According to HM Revenue and Customs (HMRC), while the overall level of tax evasion has stabilised in recent years, it has increased among small businesses. The tax authority has not estimated the scale of evasion by sector, but it has targeted campaigns at some high-risk retailers including takeaways and sweet shops.3
HMRC also does not have a specific strategy to clamp down on tax evasion, which means it lacks a focus on, or explicit objective for, its performance in this area. Instead, its aim is to stop overall levels of non-compliance increasing.4
This means there has been too little emphasis on some widespread forms of tax evasion in the retail sector like electronic sales suppression (ESS) and abuse of the insolvency process to avoid paying tax debts (known as phoenixism).5,6
Although HMRC estimated that phoenixism accounted for 15% of its tax debt losses in 2022-23 (equivalent to more than £500 million), the Insolvency Service disqualified only seven directors specifically for phoenixism between 2018-19 and 2023-24, out of a total of 6,274 disqualified directors.7
HMRC has had success in raising more tax from online retail by making online marketplaces liable for Value Added Tax (VAT) on sales by overseas retailers,8 a move followed by other countries. It now estimates that it collects at least £1.5 billion more in VAT a year – five times what it initially predicted.

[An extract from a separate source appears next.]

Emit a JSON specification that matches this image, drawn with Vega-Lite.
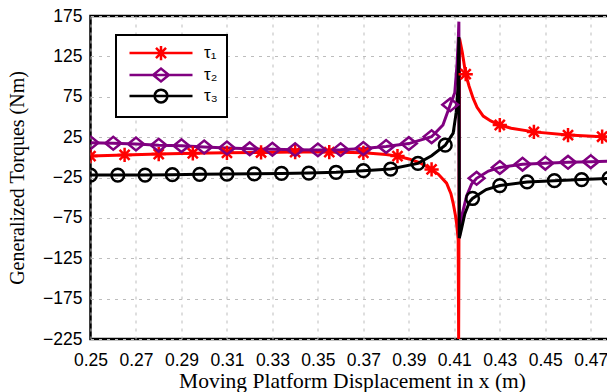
{
  "$schema": "https://vega.github.io/schema/vega-lite/v6.json",
  "width": 523,
  "height": 323,
  "autosize": {"type": "none"},
  "padding": {"left": 90.5, "top": 16, "right": 0, "bottom": 53},
  "background": "white",
  "config": {
    "view": {"stroke": "black", "strokeWidth": 2.5},
    "axis": {
      "grid": true,
      "gridDash": [3, 5],
      "gridColor": "#bdbdbd",
      "gridWidth": 1,
      "domain": false,
      "ticks": false,
      "tickSize": 0,
      "labelFont": "Liberation Sans",
      "labelFontSize": 17.5,
      "labelColor": "black",
      "titleFont": "Liberation Serif",
      "titleFontWeight": "normal",
      "titleColor": "black",
      "labelFlush": false,
      "labelOverlap": false
    },
    "legend": {"strokeWidth": 2}
  },
  "datasets": {
    "curves": [
      {"x": 0.25, "torque": 1.5, "series": "τ₁"},
      {"x": 0.265, "torque": 3, "series": "τ₁"},
      {"x": 0.28, "torque": 4, "series": "τ₁"},
      {"x": 0.295, "torque": 5, "series": "τ₁"},
      {"x": 0.31, "torque": 5.5, "series": "τ₁"},
      {"x": 0.325, "torque": 6, "series": "τ₁"},
      {"x": 0.34, "torque": 6.5, "series": "τ₁"},
      {"x": 0.355, "torque": 6.5, "series": "τ₁"},
      {"x": 0.37, "torque": 5.5, "series": "τ₁"},
      {"x": 0.38, "torque": 3.5, "series": "τ₁"},
      {"x": 0.385, "torque": 1.5, "series": "τ₁"},
      {"x": 0.39, "torque": -2, "series": "τ₁"},
      {"x": 0.395, "torque": -7, "series": "τ₁"},
      {"x": 0.40, "torque": -15, "series": "τ₁"},
      {"x": 0.403, "torque": -21, "series": "τ₁"},
      {"x": 0.4066, "torque": -32, "series": "τ₁"},
      {"x": 0.4085, "torque": -45, "series": "τ₁"},
      {"x": 0.4095, "torque": -57, "series": "τ₁"},
      {"x": 0.4105, "torque": -72, "series": "τ₁"},
      {"x": 0.411, "torque": -82, "series": "τ₁"},
      {"x": 0.4117, "torque": -102, "series": "τ₁"},
      {"x": 0.4119, "torque": -225, "series": "τ₁"},
      {"x": 0.4123, "torque": 147, "series": "τ₁"},
      {"x": 0.4135, "torque": 130, "series": "τ₁"},
      {"x": 0.415, "torque": 103, "series": "τ₁"},
      {"x": 0.4165, "torque": 88, "series": "τ₁"},
      {"x": 0.4183, "torque": 73, "series": "τ₁"},
      {"x": 0.42, "torque": 62, "series": "τ₁"},
      {"x": 0.4227, "torque": 51, "series": "τ₁"},
      {"x": 0.426, "torque": 45, "series": "τ₁"},
      {"x": 0.43, "torque": 40, "series": "τ₁"},
      {"x": 0.435, "torque": 36, "series": "τ₁"},
      {"x": 0.445, "torque": 31.5, "series": "τ₁"},
      {"x": 0.46, "torque": 27.5, "series": "τ₁"},
      {"x": 0.475, "torque": 25.5, "series": "τ₁"},
      {"x": 0.48, "torque": 25, "series": "τ₁"},

      {"x": 0.25, "torque": 18, "series": "τ₂"},
      {"x": 0.26, "torque": 17.4, "series": "τ₂"},
      {"x": 0.27, "torque": 16.5, "series": "τ₂"},
      {"x": 0.28, "torque": 15, "series": "τ₂"},
      {"x": 0.29, "torque": 14.4, "series": "τ₂"},
      {"x": 0.30, "torque": 12.8, "series": "τ₂"},
      {"x": 0.31, "torque": 11.5, "series": "τ₂"},
      {"x": 0.32, "torque": 10.5, "series": "τ₂"},
      {"x": 0.33, "torque": 10, "series": "τ₂"},
      {"x": 0.34, "torque": 9.5, "series": "τ₂"},
      {"x": 0.35, "torque": 9.2, "series": "τ₂"},
      {"x": 0.36, "torque": 9.5, "series": "τ₂"},
      {"x": 0.37, "torque": 11, "series": "τ₂"},
      {"x": 0.38, "torque": 13.5, "series": "τ₂"},
      {"x": 0.39, "torque": 17, "series": "τ₂"},
      {"x": 0.40, "torque": 25.5, "series": "τ₂"},
      {"x": 0.405, "torque": 40, "series": "τ₂"},
      {"x": 0.4082, "torque": 65, "series": "τ₂"},
      {"x": 0.4102, "torque": 80, "series": "τ₂"},
      {"x": 0.4112, "torque": 115, "series": "τ₂"},
      {"x": 0.4118, "torque": 150, "series": "τ₂"},
      {"x": 0.412, "torque": 168, "series": "τ₂"},
      {"x": 0.4122, "torque": -100, "series": "τ₂"},
      {"x": 0.4135, "torque": -70, "series": "τ₂"},
      {"x": 0.4154, "torque": -48, "series": "τ₂"},
      {"x": 0.4176, "torque": -33, "series": "τ₂"},
      {"x": 0.4198, "torque": -26, "series": "τ₂"},
      {"x": 0.425, "torque": -17, "series": "τ₂"},
      {"x": 0.43, "torque": -12.5, "series": "τ₂"},
      {"x": 0.44, "torque": -8.5, "series": "τ₂"},
      {"x": 0.45, "torque": -7.3, "series": "τ₂"},
      {"x": 0.46, "torque": -6.2, "series": "τ₂"},
      {"x": 0.47, "torque": -5.4, "series": "τ₂"},
      {"x": 0.48, "torque": -4.6, "series": "τ₂"},

      {"x": 0.25, "torque": -22, "series": "τ₃"},
      {"x": 0.262, "torque": -22, "series": "τ₃"},
      {"x": 0.274, "torque": -22, "series": "τ₃"},
      {"x": 0.286, "torque": -21.5, "series": "τ₃"},
      {"x": 0.298, "torque": -21, "series": "τ₃"},
      {"x": 0.31, "torque": -20.7, "series": "τ₃"},
      {"x": 0.322, "torque": -20.5, "series": "τ₃"},
      {"x": 0.334, "torque": -20, "series": "τ₃"},
      {"x": 0.346, "torque": -19.5, "series": "τ₃"},
      {"x": 0.358, "torque": -18.5, "series": "τ₃"},
      {"x": 0.37, "torque": -16.5, "series": "τ₃"},
      {"x": 0.382, "torque": -14.5, "series": "τ₃"},
      {"x": 0.394, "torque": -7.5, "series": "τ₃"},
      {"x": 0.40, "torque": 2, "series": "τ₃"},
      {"x": 0.406, "torque": 15, "series": "τ₃"},
      {"x": 0.4095, "torque": 30, "series": "τ₃"},
      {"x": 0.4108, "torque": 55, "series": "τ₃"},
      {"x": 0.4116, "torque": 85, "series": "τ₃"},
      {"x": 0.412, "torque": 149, "series": "τ₃"},
      {"x": 0.4122, "torque": -100, "series": "τ₃"},
      {"x": 0.4132, "torque": -88, "series": "τ₃"},
      {"x": 0.4146, "torque": -70, "series": "τ₃"},
      {"x": 0.4167, "torque": -55, "series": "τ₃"},
      {"x": 0.418, "torque": -51, "series": "τ₃"},
      {"x": 0.424, "torque": -40, "series": "τ₃"},
      {"x": 0.43, "torque": -35, "series": "τ₃"},
      {"x": 0.442, "torque": -30.5, "series": "τ₃"},
      {"x": 0.454, "torque": -29, "series": "τ₃"},
      {"x": 0.466, "torque": -27.5, "series": "τ₃"},
      {"x": 0.478, "torque": -26, "series": "τ₃"},
      {"x": 0.48, "torque": -25.8, "series": "τ₃"}
    ],
    "markers": [
      {"x": 0.25, "torque": 1.5, "series": "τ₁"},
      {"x": 0.265, "torque": 3, "series": "τ₁"},
      {"x": 0.28, "torque": 4, "series": "τ₁"},
      {"x": 0.295, "torque": 5, "series": "τ₁"},
      {"x": 0.31, "torque": 5.5, "series": "τ₁"},
      {"x": 0.325, "torque": 6, "series": "τ₁"},
      {"x": 0.34, "torque": 6.5, "series": "τ₁"},
      {"x": 0.355, "torque": 6.5, "series": "τ₁"},
      {"x": 0.37, "torque": 5.5, "series": "τ₁"},
      {"x": 0.385, "torque": 1.5, "series": "τ₁"},
      {"x": 0.40, "torque": -15, "series": "τ₁"},
      {"x": 0.415, "torque": 103, "series": "τ₁"},
      {"x": 0.43, "torque": 40, "series": "τ₁"},
      {"x": 0.445, "torque": 31.5, "series": "τ₁"},
      {"x": 0.46, "torque": 27.5, "series": "τ₁"},
      {"x": 0.475, "torque": 25.5, "series": "τ₁"},

      {"x": 0.25, "torque": 18, "series": "τ₂"},
      {"x": 0.26, "torque": 17.4, "series": "τ₂"},
      {"x": 0.27, "torque": 16.5, "series": "τ₂"},
      {"x": 0.28, "torque": 15, "series": "τ₂"},
      {"x": 0.29, "torque": 14.4, "series": "τ₂"},
      {"x": 0.30, "torque": 12.8, "series": "τ₂"},
      {"x": 0.31, "torque": 11.5, "series": "τ₂"},
      {"x": 0.32, "torque": 10.5, "series": "τ₂"},
      {"x": 0.33, "torque": 10, "series": "τ₂"},
      {"x": 0.34, "torque": 9.5, "series": "τ₂"},
      {"x": 0.35, "torque": 9.2, "series": "τ₂"},
      {"x": 0.36, "torque": 9.5, "series": "τ₂"},
      {"x": 0.37, "torque": 11, "series": "τ₂"},
      {"x": 0.38, "torque": 13.5, "series": "τ₂"},
      {"x": 0.39, "torque": 17, "series": "τ₂"},
      {"x": 0.40, "torque": 25.5, "series": "τ₂"},
      {"x": 0.4082, "torque": 65, "series": "τ₂"},
      {"x": 0.4198, "torque": -26, "series": "τ₂"},
      {"x": 0.43, "torque": -12.5, "series": "τ₂"},
      {"x": 0.44, "torque": -8.5, "series": "τ₂"},
      {"x": 0.45, "torque": -7.3, "series": "τ₂"},
      {"x": 0.46, "torque": -6.2, "series": "τ₂"},
      {"x": 0.47, "torque": -5.4, "series": "τ₂"},

      {"x": 0.25, "torque": -22, "series": "τ₃"},
      {"x": 0.262, "torque": -22, "series": "τ₃"},
      {"x": 0.274, "torque": -22, "series": "τ₃"},
      {"x": 0.286, "torque": -21.5, "series": "τ₃"},
      {"x": 0.298, "torque": -21, "series": "τ₃"},
      {"x": 0.31, "torque": -20.7, "series": "τ₃"},
      {"x": 0.322, "torque": -20.5, "series": "τ₃"},
      {"x": 0.334, "torque": -20, "series": "τ₃"},
      {"x": 0.346, "torque": -19.5, "series": "τ₃"},
      {"x": 0.358, "torque": -18.5, "series": "τ₃"},
      {"x": 0.37, "torque": -16.5, "series": "τ₃"},
      {"x": 0.382, "torque": -14.5, "series": "τ₃"},
      {"x": 0.394, "torque": -7.5, "series": "τ₃"},
      {"x": 0.406, "torque": 15, "series": "τ₃"},
      {"x": 0.418, "torque": -51, "series": "τ₃"},
      {"x": 0.43, "torque": -35, "series": "τ₃"},
      {"x": 0.442, "torque": -30.5, "series": "τ₃"},
      {"x": 0.454, "torque": -29, "series": "τ₃"},
      {"x": 0.466, "torque": -27.5, "series": "τ₃"},
      {"x": 0.478, "torque": -26, "series": "τ₃"}
    ]
  },
  "encoding": {
    "x": {
      "field": "x",
      "type": "quantitative",
      "scale": {"domain": [0.25, 0.48], "nice": false, "zero": false},
      "axis": {
        "values": [0.25, 0.27, 0.29, 0.31, 0.33, 0.35, 0.37, 0.39, 0.41, 0.43, 0.45, 0.47],
        "format": ".2f",
        "title": "Moving Platform Displacement in x (m)",
        "titleFontSize": 21.5,
        "labelPadding": 12,
        "titlePadding": 2
      }
    },
    "y": {
      "field": "torque",
      "type": "quantitative",
      "scale": {"domain": [-225, 175], "nice": false, "zero": false},
      "axis": {
        "values": [-225, -175, -125, -75, -25, 25, 75, 125, 175],
        "title": "Generalized Torques (Nm)",
        "titleFontSize": 20,
        "labelPadding": 8.5,
        "titlePadding": 15
      }
    },
    "color": {
      "field": "series",
      "type": "nominal",
      "scale": {"domain": ["τ₁", "τ₂", "τ₃"], "range": ["#ff0000", "#800080", "#000000"]}
    }
  },
  "layer": [
    {
      "data": {"name": "curves"},
      "mark": {"type": "line", "strokeWidth": 3, "clip": true},
      "encoding": {
        "order": {"field": "x", "type": "quantitative"}
      }
    },
    {
      "data": {"name": "markers"},
      "transform": [{"filter": "datum.series === 'τ₁'"}],
      "mark": {"type": "point", "filled": false, "strokeWidth": 2.5, "size": 225, "opacity": 1, "clip": true,
        "shape": "M0,-0.95L0,0.95M-0.95,0L0.95,0M-0.67,-0.67L0.67,0.67M-0.67,0.67L0.67,-0.67"}
    },
    {
      "data": {"name": "markers"},
      "transform": [{"filter": "datum.series === 'τ₂'"}],
      "mark": {"type": "point", "filled": false, "strokeWidth": 2.5, "size": 225, "opacity": 1, "clip": true,
        "shape": "M-1.05,0L0,-0.85L1.05,0L0,0.85Z"}
    },
    {
      "data": {"name": "markers"},
      "transform": [{"filter": "datum.series === 'τ₃'"}],
      "mark": {"type": "point", "filled": false, "strokeWidth": 2.5, "size": 225, "opacity": 1, "clip": true,
        "shape": "M-0.85,0A0.85,0.85,0,1,1,0.85,0A0.85,0.85,0,1,1,-0.85,0Z"}
    },
    {
      "data": {"name": "markers"},
      "mark": {"type": "point", "filled": false, "strokeWidth": 2.5, "size": 225, "opacity": 0, "clip": true},
      "encoding": {
        "color": {
          "field": "series",
          "type": "nominal",
          "scale": {"domain": ["τ₁", "τ₂", "τ₃"], "range": ["#ff0000", "#800080", "#000000"]},
          "legend": {
            "title": null,
            "orient": "none",
            "legendX": 25.5,
            "legendY": 19,
            "strokeColor": "black",
            "fillColor": "white",
            "padding": 9,
            "symbolSize": 225,
            "symbolStrokeWidth": 2.5,
            "symbolFillColor": "transparent",
            "symbolOpacity": 1,
            "symbolOffset": 27,
            "labelOffset": 34,
            "labelFont": "Liberation Sans",
            "labelFontSize": 17,
            "labelColor": "black",
            "rowPadding": -11
          }
        },
        "shape": {
          "field": "series",
          "type": "nominal",
          "scale": {
            "domain": ["τ₁", "τ₂", "τ₃"],
            "range": [
              "M-4.2,0L4.2,0M0,-0.95L0,0.95M-0.95,0L0.95,0M-0.67,-0.67L0.67,0.67M-0.67,0.67L0.67,-0.67",
              "M-4.2,0L4.2,0M-1.05,0L0,-0.85L1.05,0L0,0.85Z",
              "M-4.2,0L4.2,0M-0.85,0A0.85,0.85,0,1,1,0.85,0A0.85,0.85,0,1,1,-0.85,0Z"
            ]
          },
          "legend": {
            "title": null,
            "orient": "none",
            "legendX": 25.5,
            "legendY": 19,
            "strokeColor": "black",
            "fillColor": "white",
            "padding": 9,
            "symbolSize": 225,
            "symbolStrokeWidth": 2.5,
            "symbolFillColor": "transparent",
            "symbolOpacity": 1,
            "symbolOffset": 27,
            "labelOffset": 34,
            "labelFont": "Liberation Sans",
            "labelFontSize": 17,
            "labelColor": "black",
            "rowPadding": -11
          }
        }
      }
    }
  ]
}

However, significant gaps remain in checks around online retailers, and overseas companies can falsely present themselves as UK-based to evade VAT.9
Weaknesses in company registration criteria present another significant risk. Since 2011, when online incorporations were introduced, it has been quick and easy to set up UK companies online from anywhere in the world, leaving the UK vulnerable to tax evasion from fraudulent businesses.

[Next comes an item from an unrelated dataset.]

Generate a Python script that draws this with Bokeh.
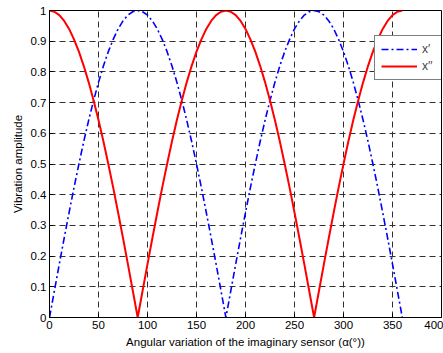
from bokeh.plotting import figure
from bokeh.models import Range1d, FixedTicker, Legend, LegendItem, CustomJSTickFormatter
from bokeh.embed import file_html
from bokeh.resources import INLINE

angle = list(range(0, 365, 5))
x_prime = [0, .087, .174, .259, .342, .423, .5, .574, .643, .707, .766, .819, .866, .906, .940, .966, .985, .996, 1,
           .996, .985, .966, .940, .906, .866, .819, .766, .707, .643, .574, .5, .423, .342, .259, .174, .087, 0,
           .087, .174, .259, .342, .423, .5, .574, .643, .707, .766, .819, .866, .906, .940, .966, .985, .996, 1,
           .996, .985, .966, .940, .906, .866, .819, .766, .707, .643, .574, .5, .423, .342, .259, .174, .087, 0]
x_dprime = [1, .996, .985, .966, .940, .906, .866, .819, .766, .707, .643, .574, .5, .423, .342, .259, .174, .087, 0,
            .087, .174, .259, .342, .423, .5, .574, .643, .707, .766, .819, .866, .906, .940, .966, .985, .996, 1,
            .996, .985, .966, .940, .906, .866, .819, .766, .707, .643, .574, .5, .423, .342, .259, .174, .087, 0,
            .087, .174, .259, .342, .423, .5, .574, .643, .707, .766, .819, .866, .906, .940, .966, .985, .996, 1]
x_ticks = [0, 50, 100, 150, 200, 250, 300, 350, 400]
y_ticks = [0, 0.1, 0.2, 0.3, 0.4, 0.5, 0.6, 0.7, 0.8, 0.9, 1]

p = figure(width=443, height=353, output_backend="svg", toolbar_location=None,
           x_range=Range1d(0, 400), y_range=Range1d(0, 1),
           min_border_left=49, min_border_right=2, min_border_top=10, min_border_bottom=36)
p.background_fill_color = "white"
p.border_fill_color = "white"
p.outline_line_color = "black"
p.outline_line_width = 1
p.outline_line_alpha = 1

l1 = p.line(angle, x_prime, line_color="#0000ff", line_width=1.6, line_dash="7 3 2 3")
l2 = p.line(angle, x_dprime, line_color="#ff0000", line_width=2)

for ax in (p.xaxis[0], p.yaxis[0]):
    ax.major_tick_in = 4
    ax.major_tick_out = 0
    ax.minor_tick_in = 0
    ax.minor_tick_out = 0
    ax.axis_line_color = "black"
    ax.major_tick_line_color = "black"
    ax.major_label_text_font = "Liberation Sans"
    ax.major_label_text_font_size = "11.5px"
    ax.major_label_text_color = "black"
    ax.axis_label_text_font = "Liberation Sans"
    ax.axis_label_text_font_size = "11.5px"
    ax.axis_label_text_font_style = "normal"
    ax.axis_label_text_color = "black"
    ax.major_label_standoff = 3
    ax.axis_label_standoff = 4

p.xaxis.ticker = FixedTicker(ticks=x_ticks)
p.yaxis.ticker = FixedTicker(ticks=y_ticks)
p.yaxis.formatter = CustomJSTickFormatter(code="return (Math.round(tick*10)/10).toString();")
p.xaxis.axis_label = "Angular variation of the imaginary sensor (\u03b1(\u00b0))"
p.yaxis.axis_label = "Vibration amplitude"

for g in (p.xgrid[0], p.ygrid[0]):
    g.grid_line_color = "#303030"
    g.grid_line_dash = "6 4"
    g.grid_line_width = 1
    g.grid_line_alpha = 1

legend = Legend(items=[LegendItem(label="x\u2032", renderers=[l1]),
                       LegendItem(label="x\u2032\u2032", renderers=[l2])],
                location=(325, 237))
legend.border_line_color = "black"
legend.border_line_width = 1
legend.background_fill_alpha = 1
legend.label_text_font = "Liberation Sans"
legend.label_text_font_size = "12px"
legend.glyph_width = 36
legend.glyph_height = 12
legend.padding = 6
legend.spacing = 3
legend.margin = 0
legend.label_standoff = 5
legend.label_height = 12
p.add_layout(legend, "center")

open("out.html", "w").write(file_html(p, INLINE))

Government introduced tighter requirements at Companies House from March 2024.10 But some new measures will not be in force until Companies House develops the necessary systems and capability, or until further secondary legislation is in place (e.g. verifying directors’ identities).
In 2022-23, there was a surge in company registrations ahead of these stricter rules being implemented.11 Of the registered companies declaring themselves as retailers, 42% were incorporated since January 2023 compared with 23% of companies in all sectors. This may indicate a potentially higher risk of fraud in the retail sector.
HMRC has also not yet used all the powers it has secured to tackle evasion in retail.12 It should evaluate the extent to which it is using these powers, establish what barriers it faces, and identify any gaps that limit the actions it can take.
“Although tax evasion has been growing among small businesses, HMRC has so far lacked an effective strategic response.
“Its assessment of risks has given too little emphasis to widely used methods of evasion such as sales suppression and phoenixism. It has also failed to use new powers to tackle tax evasion.
“Tackling tax evasion is not a straightforward task. But real opportunities exist for HMRC to work more systematically across government to reduce it. Tighter controls and more compliance work could raise significant sums and improve value for money.”
Gareth Davies, head of the NAO
Read the full report
Tackling tax evasion in high street and online retail
Notes for editors
- The report examines whether HMRC, with other relevant parts of government, is well-placed to tackle tax evasion in high street and online retail.
- Tax evasion occurs where taxpayers deliberately omit or falsify information in tax returns to reduce their tax liability. It does not include error or failure to take reasonable care, and is different to the hidden economy and organised crime.
- Tax evasion estimates are indicative. HMRC does not put a range on its estimates, and levels of evasion could be much higher or lower.
- HMRC has an overall compliance strategy that focuses on tackling all forms of non-compliance, which include careless mistakes and tax avoidance as well as evasion. The strategy is primarily tailored around types of taxpayers, such as small or medium-sized business. HMRC has chosen not to develop a specific strategy for tackling tax evasion in case this undermines its ability to deploy resources flexibly to changing risks. This means HMRC does not have a specific focus on, or explicit objective for, its performance in tackling tax evasion.
- ESS has increasingly involved using and supplying sophisticated software to remove or reduce the recorded value of transactions to under-declare income and reduce taxes. Other types of sales suppression include running ‘dummy’ sets of accounts, or running tills on training mode.
- Phoenixism involves a business artificially declaring itself insolvent to avoid paying debts including tax, before reforming as essentially the same company.
- The Insolvency Service is responsible for enforcement relating to director disqualifications and corporate abuse. HMRC supports the Insolvency Service’s efforts in investigating directors for potential wrongdoing. According to the Insolvency Service, phoenixism is defined very precisely and requires a high burden of proof, and in many cases may be less serious than other forms of misconduct identified. The Insolvency Service therefore may have disqualified some company directors involved in phoenixism using a different reason. The Insolvency Service is reviewing how it measures its performance in tackling phoenixism.
- Introduced in January 2021.
- Online marketplaces are liable for VAT from overseas retailers, increasing incentivises for sellers to falsely represent themselves as UK-established. Marketplaces need to determine the correct liability or demonstrate they have taken reasonable steps to do so, including whether sellers are UK-established. HMRC’s latest indicative estimate (from 2021-22) of annual VAT evasion by overseas retailers selling goods or services online is £300 million.
- The Economic Crime and Corporate Transparency Act 2023 significantly changes the role of Companies House to improve the reliability of information on the company register. The first changes came into force in March 2024 – they include increased sharing of data, and new powers to check information for company registrations, request evidence and remove inaccurate information.
- There were 801,000 company registrations in 2022-23. This was 136,000 (20%) more than in 2019-20.
- HMRC was given powers to require overseas businesses with no UK establishment to appoint a UK VAT representative, but to date it has not used these powers. Meanwhile, in 2022 government introduced new civil enforcement and data collection powers for HMRC to tackle ESS. It has not yet issued any penalties using these powers.